Face à ces choix que nous imposent M. Macron et ses acolytes si nerveux, si excités, Van der Leyen en tête, la réponse ne peut être que, immédiatement, démocratie, paix et diplomatie. Il faut être radicalement opposé-es, sans aucun compromis, à cet « appel aux armes ».
C’est comme cela que l’on aidera le mieux les Ukrainien-nes. Il y a dix moyens de faire « mal » à la Russie (et aux USA qui les soutiennent) et de renforcer la défense ukrainienne qui ne nécessitent pas ce vers quoi on veut nous emmener, qui n’ont pas été utilisés (c’est exactement le même sujet qu’avec Israël – les conflits que créent ces gouvernements d’extrême-droite ne sont pas traités sérieusement sur le plan diplomatique et sur le plan des sanctions non-létales, notamment économiques).

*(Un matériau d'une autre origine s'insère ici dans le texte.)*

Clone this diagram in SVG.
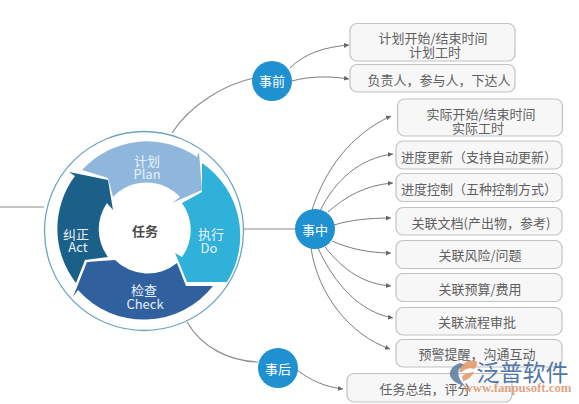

Enfin, à celles et ceux qui confondent soutien inconditionnel à des résistances populaires et renforcement des armées d’Etat dans des démocraties vacillantes, je vous le dis, reprenez conscience, on ne parle pas de la même chose. Résister aux fascismes, résister au colonialisme, ce n’est pas soutenir le projet européen en cours.
Il est urgent que les personnes censées reprennent le contrôle de la situation, tant que nous le pouvons encore.
Urgent qu’un appel à un antimilitarisme radical, féministe, antiraciste, écologiste et anticapitaliste, soit lancé de la manière la plus large et soutenu par de nombreuses luttes de toutes sortes.
(Vous avez le week-end pour revoir Full metal jacket, Voyage au bout de l’enfer, et j’en passe. Si ça vous excite, mon conseil : allez consulter).